Luxury brands and China-based e-commerce company Alibaba Group Holding Ltd. are in the midst of a spat over Alibaba’s intent to mediate.

The case originates from a May 20 complaint against Alibaba for allegedly encouraging the sale of counterfeited products on its platforms. On Sept. 25, Alibaba proposed that the parties enter into mediation.

The plaintiffs—including Gucci America Inc., Balenciaga S.A. and Kering S.A., a French holding company that owns Alexander McQueen among other luxury, sport & lifestyle brands—requested to withdraw from mediation after learning of a quote attributed to Alibaba CEO Jack Ma in the Nov. 23, 2015, issue of Forbes magazine that seemed to imply there was no chance of settling.

“I would [rather] lose the case, lose the money … But we would gain our dignity and respect,” Ma was quoted as saying. 

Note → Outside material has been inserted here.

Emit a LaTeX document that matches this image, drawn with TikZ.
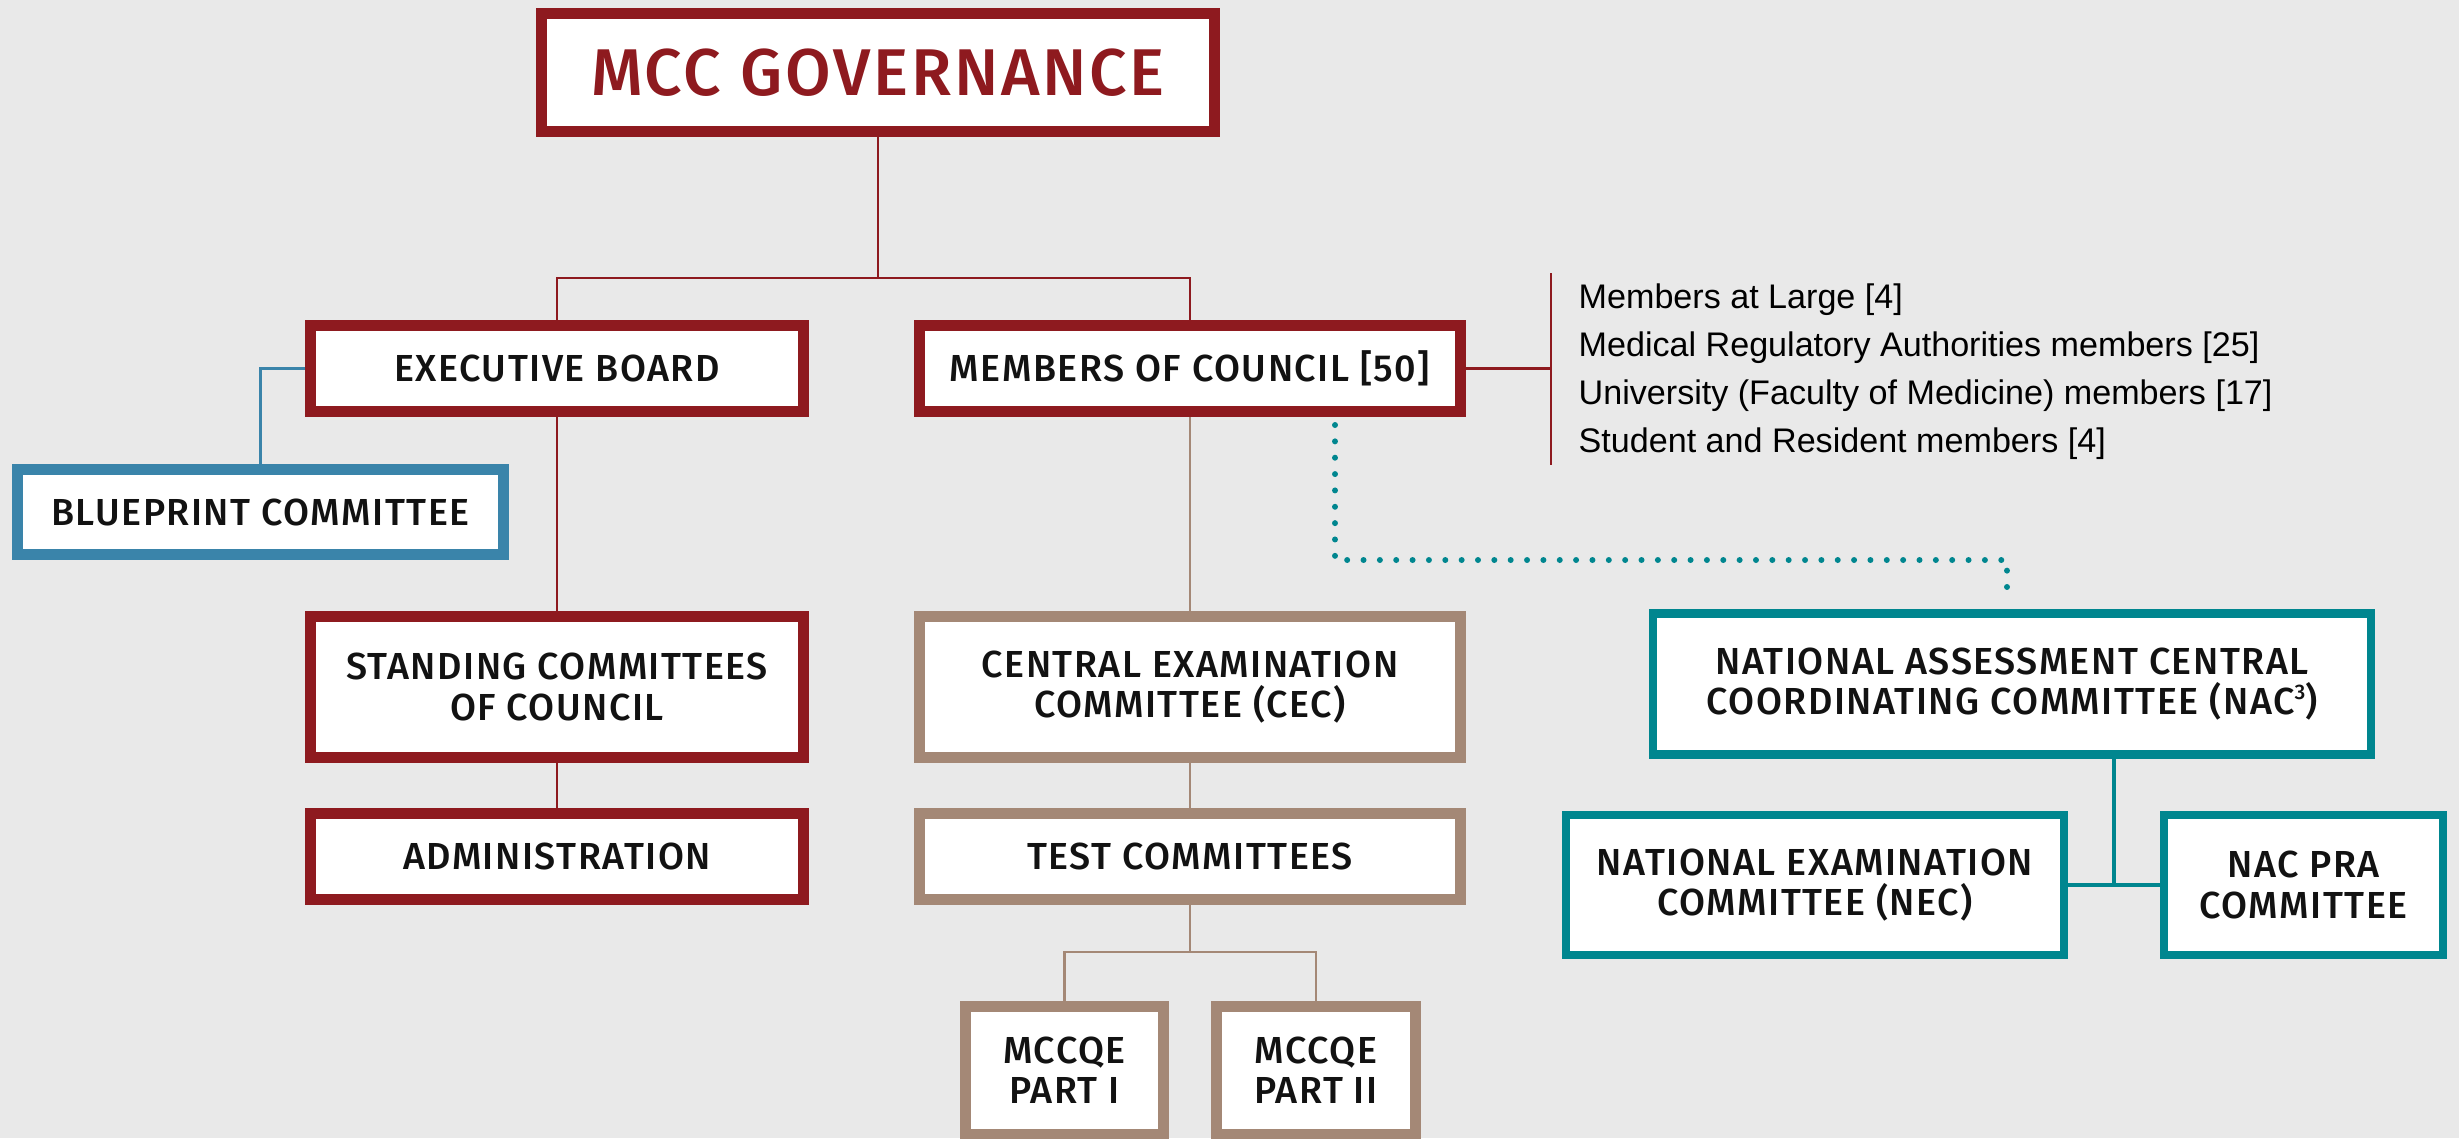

The plaintiffs interpreted this to mean that Alibaba’s mediation request was a bad-faith attempt to delay the case—and force them to expend significant resources. 

Alibaba denied the allegation—and said it was the other companies who want a long and costly battle.

In a Nov. 10 letter, Alibaba wrote that the plaintiffs’ termination of prior settlement discussions and rejection of several good-faith proposals showed that the luxury goods companies were unwilling to resolve the case through alternative dispute resolution.

“Plaintiffs’ preferred course appears to be a costly, multi-year lawsuit,” the letter said.

The New York federal district court, meanwhile, has urged the parties to proceed with mediation.

“It is fortunate that the parties’ representatives—both sides—have not served in high level diplomatic positions in key moments in history or many successful resolutions of disputed matters, including shooting wars, would never have been achieved,” said Judge Kevin Castel in a Nov. 9 order.

Alibaba said it still wants to proceed with mediation. We’ll keep watching the case and see if the plaintiffs can be persuaded as well.

UPDATE: The plaintiffs responded that, in light of the court’s order and Alibaba’s letter, they will move forward with the mediation process—even though they criticized the tone of the letter as “more in keeping with Mr. Ma’s statements to Forbes than with a party truly interested in settlement.”